As alleged in the complaint, the defendants actually ran a Ponzi scheme, paying returns to Agape and AMA investors not from any profits earned on investments, but rather from existing investors’ deposits or money paid by new investors. In addition, unbeknownst to the investors, approximately $100 million of their money was used to trade high risk futures and commodities. Despite the fact that the defendants knew that Agape and AMA did not produce or earn rates of return that could support the exorbitant returns promised to investors, they allegedly continued to solicit money from investors. For example, on June 26, 2008, the defendants received an email from Agape’s loan underwriter informing them that the interest rate that a bridge loan borrower had agreed to pay Agape was only 16% for one year, at the same time the defendants had promised to pay their investors 12% for 60 days for this investment, or 73% for the year. The defendants raised approximately $32.5 million for this bridge loan, although the loan was never made.
As the scheme began to unravel, the defendants allegedly lied to investors about the status of various of Agape’s bridge loans. For example, in November 3, 2008, the defendants learned that all of Agape’s 2007 bridge loans were in default or on extension but allegedly failed to disclose that information to existing or new investors. Rather, according to the complaint, they actively continued to solicit money from investors, totaling nearly $17.4 million.
As investors became increasingly concerned about their investments, the defendants allegedly offered them a fictitious insurance policy, promising that those who purchased the insurance plan would own a portion of liens that purportedly secured repayment of the bridge loans.

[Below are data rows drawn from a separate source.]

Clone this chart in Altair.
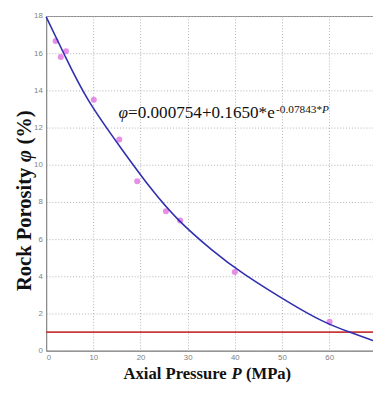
import altair as alt
import pandas as pd

# measured data points (Axial pressure P in MPa, rock porosity in %)
pressure_pts = [2.0, 3.1, 4.2, 10.1, 15.5, 19.3, 25.4, 28.4, 40.0, 60.1]
porosity_pts = [16.66, 15.8, 16.1, 13.5, 11.36, 9.11, 7.5, 7.0, 4.23, 1.55]

# fitted curve
curve_p = [0, 4, 9, 16, 22, 28, 35, 42, 52, 59, 64.3, 69.3]
curve_phi = [17.95, 15.85, 13.45, 10.85, 8.8, 7.05, 5.45, 4.12, 2.52, 1.55, 1.0, 0.54]

# horizontal threshold line
limit_phi = [1.0]

x_ticks = [0, 10, 20, 30, 40, 50, 60]
y_ticks = [0, 2, 4, 6, 8, 10, 12, 14, 16, 18]

pts = pd.DataFrame({"P": pressure_pts, "phi": porosity_pts})
curve = pd.DataFrame({"P": curve_p, "phi": curve_phi})
limit = pd.DataFrame({"phi": limit_phi})

xscale = alt.Scale(domain=[0, 69.3], nice=False, zero=False)
yscale = alt.Scale(domain=[0, 18], nice=False)

axis_common = dict(
    grid=True, gridDash=[1, 2], gridColor="#b0b0b0", gridWidth=1,
    ticks=False, domainColor="#888888", domainWidth=1,
    labelFont="Liberation Sans", labelFontSize=8, labelColor="#808080",
    labelOverlap=False, title=None,
)
xaxis = alt.Axis(values=x_ticks, labelPadding=3, **axis_common)
yaxis = alt.Axis(values=y_ticks, labelPadding=4, **axis_common)

points = alt.Chart(pts).mark_circle(size=38, color="#e37be3", opacity=0.85).encode(
    x=alt.X("P:Q", scale=xscale, axis=xaxis),
    y=alt.Y("phi:Q", scale=yscale, axis=yaxis),
)

rule = alt.Chart(limit).mark_rule(color="#c83a3a", strokeWidth=2).encode(
    y=alt.Y("phi:Q", scale=yscale, axis=yaxis),
)

line = alt.Chart(curve).mark_line(color="#2f2fb0", strokeWidth=1.6, interpolate="natural").encode(
    x=alt.X("P:Q", scale=xscale, axis=xaxis),
    y=alt.Y("phi:Q", scale=yscale, axis=yaxis),
)


def txt(label, x, y, size, bold=False, italic=False, angle=0, baseline="alphabetic"):
    kw = dict(
        font="Liberation Serif", fontSize=size, align="left", baseline=baseline,
        color="#111111",
    )
    if bold:
        kw["fontWeight"] = "bold"
    if italic:
        kw["fontStyle"] = "italic"
    if angle:
        kw["angle"] = angle
    return alt.Chart(pd.DataFrame({"t": [label]})).mark_text(**kw).encode(
        text="t:N", x=alt.value(x), y=alt.value(y)
    )


# x-axis title: "Axial Pressure P (MPa)"
xt_size = 17
xt_x = 79
xt_y = 371
x_title = [
    txt("Axial Pressure", xt_x, xt_y, xt_size, bold=True),
    txt("P", xt_x + 6.499 * xt_size, xt_y, xt_size, bold=True, italic=True),
    txt("(MPa)", xt_x + (6.499 + 0.611 + 0.25) * xt_size, xt_y, xt_size, bold=True),
]

# y-axis title: "Rock Porosity φ (%)" (rotated)
yt_size = 21
yt_x = -22
yt_y = 281
y_title = [
    txt("Rock Porosity", yt_x, yt_y, yt_size, bold=True, angle=270, baseline="middle"),
    txt("φ", yt_x, yt_y - 6.277 * yt_size, yt_size, bold=True, italic=True, angle=270, baseline="middle"),
    txt("(%)", yt_x, yt_y - (6.277 + 0.6 + 0.25) * yt_size, yt_size, bold=True, angle=270, baseline="middle"),
]

# equation annotation
eq_size = 17.5
sup_size = 11.5
eq_y = 104
sup_y = 99
annotation = [
    txt("φ", 74, eq_y, eq_size, italic=True),
    txt("=0.000754+0.1650*e", 83.7, eq_y, eq_size),
    txt("-0.07843*", 235, sup_y, sup_size),
    txt("P", 235 + 4.083 * sup_size, sup_y, sup_size, italic=True),
]

chart = alt.layer(points, rule, line, *x_title, *y_title, *annotation).properties(
    width=334,
    height=342,
    padding={"left": 39, "top": 4, "right": 0, "bottom": 38},
    autosize=alt.AutoSizeParams(type="none"),
).configure_view(stroke="#888888", strokeWidth=1)

chart.save("out.html", embed_options={"renderer": "svg", "actions": False})
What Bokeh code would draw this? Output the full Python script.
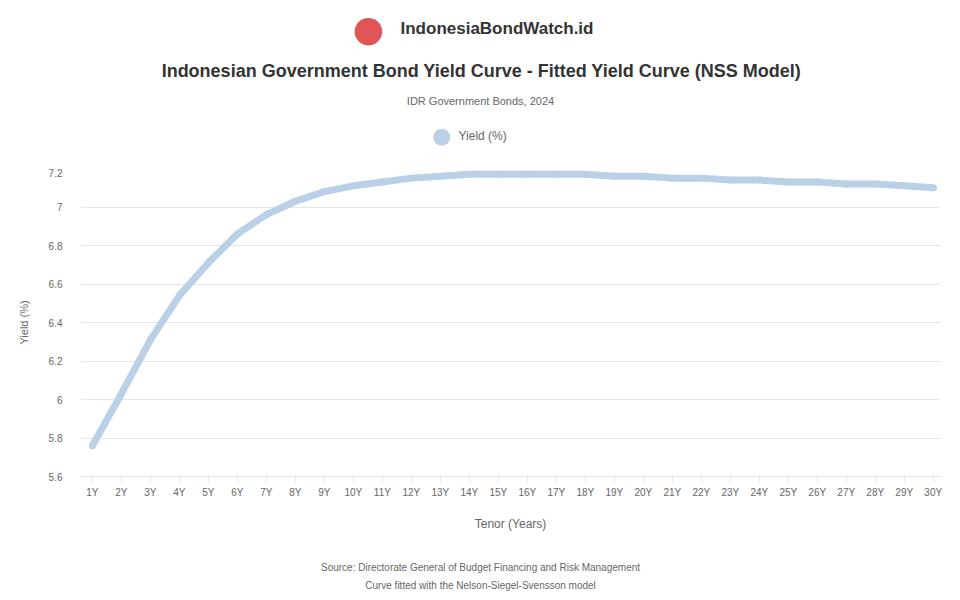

In fact, there was no insurance policy, but the defendants nonetheless raised approximately $865,000 for the bogus insurance.
During the course of the Ponzi scheme, approximately 5,000 individuals invested a total of more than $400 million in Agape and AMA. Although some investors succeeded over the years in making full or partial withdrawals, particularly before the Ponzi scheme began to unravel, approximately 4,100 investors sustained actual losses totaling approximately $179 million.
On October 14, 2011, Cosmo was sentenced to a term of imprisonment of 25 years in United States v. Nicholas Cosmo, 09 CR 255 (DRH), for his role in the scheme.
“These defendants allegedly convinced thousands of men and women to part with their hard-earned money for what was supposed to be a safe investment,” stated United States Attorney Lynch. “In reality, the investors were duped into investing in a classic Ponzi scheme. And when concerns were raised, the defendants only deepened the deception by selling bogus ‘insurance’ against the victimization that had already occurred. Today’s arrests demonstrate the Department of Justice’s commitment to aggressively prosecute individuals at all levels who knowingly participate in such schemes.” Ms. Lynch added that the government’s investigation is continuing.
FBI Assistant Director-in-Charge Fedarcyk stated, “As alleged, these defendants were essential cogs in a blatantly exploitive scheme that preyed on people of finite means. Despite the sales pitch promising exorbitant rates of return, the only ones sure to get rich in the scheme were the defendants and their co-conspirators.”
USPIS Inspector-in-Charge Verrochio stated, “Postal Inspectors take seriously any attempt to defraud the American public through phony investment schemes. Today’s arrests demonstrate another example of alleged greed overcoming honest business practices.”
If convicted, the defendants face a maximum sentence of 20 years’ imprisonment.
The government’s case is being prosecuted by Assistant United States Attorneys Christopher Caffarone, Grace M. Cucchissi and Vincent Lipari.